Pearlman, who directs Warner Bros. Television’s Writers Workshop in Los Angeles, recounts a story she heard on HBO’s “Real Time with Bill Maher”: Flying back from a tsunami relief effort, former President Bill Clinton offered former President George Bush Sr. the plane’s only available bed. When he woke up, the current commander-in-chief’s father saw the last Democrat to occupy the White House sleeping on the floor.
“He got used to that with Hilary,” Kaplan quipped without missing a beat.
“That’s what Bill Maher said,” Pearlman recalled. “Except your delivery was better.”
Kaplan, who flew in with Pearlman last month to speak with students and hang out with telecommunication faculty, has been delivering lines to television networks and movie studios for three decades.

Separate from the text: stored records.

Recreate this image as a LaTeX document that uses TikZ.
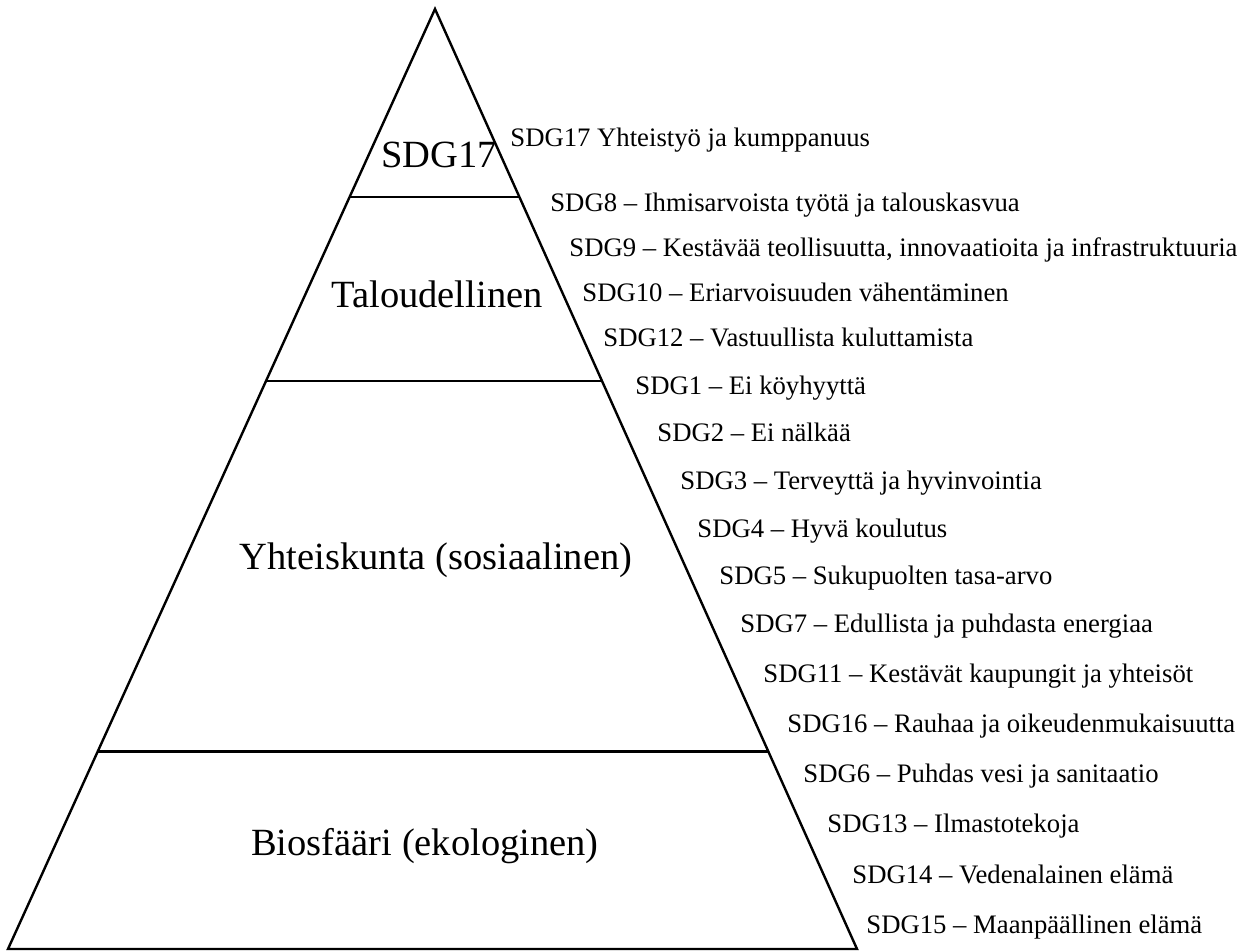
\documentclass[tikz,border=0pt]{standalone}
\usepackage{fontspec}
\setmainfont{Liberation Serif}
\usetikzlibrary{calc}

\begin{document}
\begin{tikzpicture}[x=0.5pt,y=-0.5pt]
% Define pyramid styles
\tikzstyle{layer} = [font=\fontsize{19.25}{23}\selectfont, inner sep=0pt]
\tikzstyle{goal} = [anchor=west, font=\fontsize{13.35}{16}\selectfont, inner sep=0pt, text height=0.7em, text depth=0.2em]
\tikzstyle{edge} = [line width=1.2pt, draw=black, line join=miter]
\useasboundingbox (0,0) rectangle (1243,951);
% Define pyramid corners
\coordinate (Apex) at (435,9);
\coordinate (BaseLeft) at (8,949);
\coordinate (BaseRight) at (857,949);
% Define layer boundaries
\coordinate (EconLeft) at ($(Apex)!0.2!(BaseLeft)$);
\coordinate (EconRight) at ($(Apex)!0.2!(BaseRight)$);
\coordinate (SocLeft) at ($(Apex)!0.396!(BaseLeft)$);
\coordinate (SocRight) at ($(Apex)!0.396!(BaseRight)$);
\coordinate (BioLeft) at ($(Apex)!0.79!(BaseLeft)$);
\coordinate (BioRight) at ($(Apex)!0.79!(BaseRight)$);
% Draw pyramid
\draw[edge] (Apex) -- (BaseLeft) -- (BaseRight) -- cycle;
\draw[edge] (EconLeft) -- (EconRight);
\draw[edge] (SocLeft) -- (SocRight);
\draw[edge] (BioLeft) -- (BioRight);
% Define layer nodes
\node[layer] (Partnership) at (439,155) {SDG17};
\node[layer] (Economy) at (437,294) {Taloudellinen};
\node[layer] (Society) at (436,560) {Yhteiskunta (sosiaalinen)};
\node[layer] (Biosphere) at (425,846) {Biosfääri (ekologinen)};
% Define goal nodes
\node[goal] (SDG17) at (510,142) {SDG17 Yhteistyö ja kumppanuus};
\node[goal] (SDG8) at (550,207) {SDG8 – Ihmisarvoista työtä ja talouskasvua};
\node[goal] (SDG9) at (569,252) {SDG9 – Kestävää teollisuutta, innovaatioita ja infrastruktuuria};
\node[goal] (SDG10) at (582,297) {SDG10 – Eriarvoisuuden vähentäminen};
\node[goal] (SDG12) at (603,342) {SDG12 – Vastuullista kuluttamista};
\node[goal] (SDG1) at (635,390) {SDG1 – Ei köyhyyttä};
\node[goal] (SDG2) at (657,437) {SDG2 – Ei nälkää};
\node[goal] (SDG3) at (680,485) {SDG3 – Terveyttä ja hyvinvointia};
\node[goal] (SDG4) at (697,533) {SDG4 – Hyvä koulutus};
\node[goal] (SDG5) at (719,580) {SDG5 – Sukupuolten tasa-arvo};
\node[goal] (SDG7) at (740,628) {SDG7 – Edullista ja puhdasta energiaa};
\node[goal] (SDG11) at (763,678) {SDG11 – Kestävät kaupungit ja yhteisöt};
\node[goal] (SDG16) at (787,728) {SDG16 – Rauhaa ja oikeudenmukaisuutta};
\node[goal] (SDG6) at (803,778) {SDG6 – Puhdas vesi ja sanitaatio};
\node[goal] (SDG13) at (827,828) {SDG13 – Ilmastotekoja};
\node[goal] (SDG14) at (852,878) {SDG14 – Vedenalainen elämä};
\node[goal] (SDG15) at (866,928) {SDG15 – Maanpäällinen elämä};
\end{tikzpicture}
\end{document}
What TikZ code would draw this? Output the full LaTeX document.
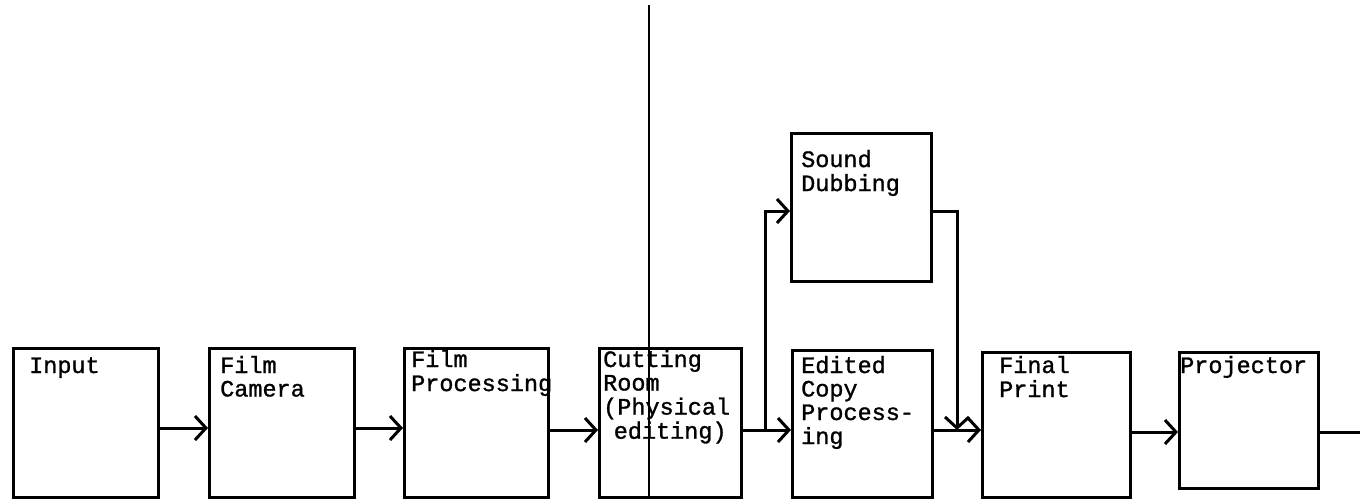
\documentclass[tikz,border=0pt]{standalone}
\usepackage{fontspec}
\newfontfamily\typew[FakeBold=1.2]{Liberation Mono}
\usetikzlibrary{arrows.meta}
\newcommand{\lines}[1]{{\def\arraystretch{1}\begin{tabular}[t]{@{}l@{}}#1\end{tabular}}}
\tikzset{
  box/.style={draw, line width=3.4pt, minimum width=#1, anchor=north west, inner sep=0pt},
  lbl/.style={anchor=base west, inner sep=0pt, font=\typew\fontsize{23.5}{23.5}\selectfont},
  arr/.style={line width=3pt, -{Straight Barb[length=11pt, width=24pt, line width=3pt]}},
  ln/.style={line width=3pt},
}
\begin{document}
\begin{tikzpicture}[x=1pt,y=-1pt]
\useasboundingbox (0,0) rectangle (1360,499);
% boxes
\node[box=145pt, minimum height=149pt] (input) at (12,347) {};
\node[box=145pt, minimum height=149pt] (cam)   at (208,347) {};
\node[box=144pt, minimum height=149pt] (proc)  at (403,347) {};
\node[box=142pt, minimum height=149pt] (cut)   at (598,347) {};
\node[box=140pt, minimum height=148pt] (sd)    at (790,132) {};
\node[box=140pt, minimum height=147pt] (edit)  at (791,349) {};
\node[box=148pt, minimum height=145pt] (final) at (981,351) {};
\node[box=139pt, minimum height=136pt] (proj)  at (1178,351) {};
% labels
\node[lbl] (tinput) at (29,373) {Input};
\node[lbl] (tcam)   at (220,373) {\lines{Film\\Camera}};
\begin{scope}
\clip (proc.north west) rectangle (proc.south east);
\node[lbl] (tproc)  at (411,367) {\lines{Film\\Processing}};
\end{scope}
\node[lbl] (tcut)   at (603,367) {\lines{Cutting\\Room\\(Physical\\\hspace*{0.45em}editing)}};
\node[lbl] (tsd)    at (801,167) {\lines{Sound\\Dubbing}};
\node[lbl] (tedit)  at (801,373) {\lines{Edited\\Copy\\Process-\\ing}};
\node[lbl] (tfinal) at (999,373) {\lines{Final\\Print}};
\node[lbl] (tproj)  at (1180,373) {Projector};
% levels
\coordinate (yA) at (0,428);
\coordinate (yB) at (0,430);
\coordinate (yC) at (0,432);
\coordinate (yS) at (0,211);
\coordinate (j1) at (765,430);
\coordinate (j1u) at (765,211);
\coordinate (j2u) at (957,211);
\coordinate (j2) at (957,430);
\coordinate (outE) at (1360,432);
% connectors
\draw[arr] (input.east |- yA) -- (cam.west |- yA);
\draw[arr] (cam.east |- yA) -- (proc.west |- yA);
\draw[arr] (proc.east |- yB) -- (cut.west |- yB);
\draw[arr] (cut.east |- yB) -- (edit.west |- yB);
\draw[arr] (j1) -- (j1u) -- (sd.west |- yS);
\draw[arr] (sd.east |- yS) -- (j2u) -- (j2);
\draw[arr] (edit.east |- yB) -- (final.west |- yB);
\draw[arr] (final.east |- yC) -- (proj.west |- yC);
\draw[ln] (proj.east |- yC) -- (outE);
% vertical scan line
\draw[line width=1.2pt] (649,5) -- (649,499);
\end{tikzpicture}
\end{document}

He has written scripts for the likes of Jim Belushi, Jack Lemmon and Michael Keaton. He co-wrote the film “My Fellow Americans” and worked on such TV shows as “Designing Women” and “Lime Street.”
Writing for the smaller screen poses bigger challenges, he said. “You have to artificially place cliff hangers before commercial breaks to carry over the audience. Plus, it’s almost like writing a one-act play on a weekly basis.”
Yet traditionally, TV writers received less respect, although that’s been changing in recent years. “The best writing now is done for television,” Kaplan said. As a result, more feature film writers have been migrating to TV, increasing competition in an already cutthroat field.
It’s so competitive, Kaplan has no idea if he’ll ever see his current work, including a feature, “Love Judge,” and a sitcom, “Bikini Medical,” on the screen.
Writing in this industry has always been a dicey enterprise. When they were children, Pearlman and her sister were constantly cognizant of whether or not their father was employed.
“When we went to the grocery story with our mom, we always asked, ‘Is daddy working?’ If he was, we’d get extra stuff,” Pearlman recalled. “If he wasn’t, we knew not to ask for anything.”
Her empathy for writers serves her well in her chosen career. Each year, she receives 1,000 applications for about 19 positions in each of her two workshops – drama and comedy.
“If I can help one writer, I’m happy,” said Pearlman, who worked for three years on the hit sitcom “Friends.” “It’s so tough to break into and then make it in this business.”
So why did Kaplan stick with it?
Among other reasons, he said, for the thrill of watching his writing come alive on the set.
“It’s a business of failure,” Kaplan said, “but when it succeeds, there’s nothing like it.”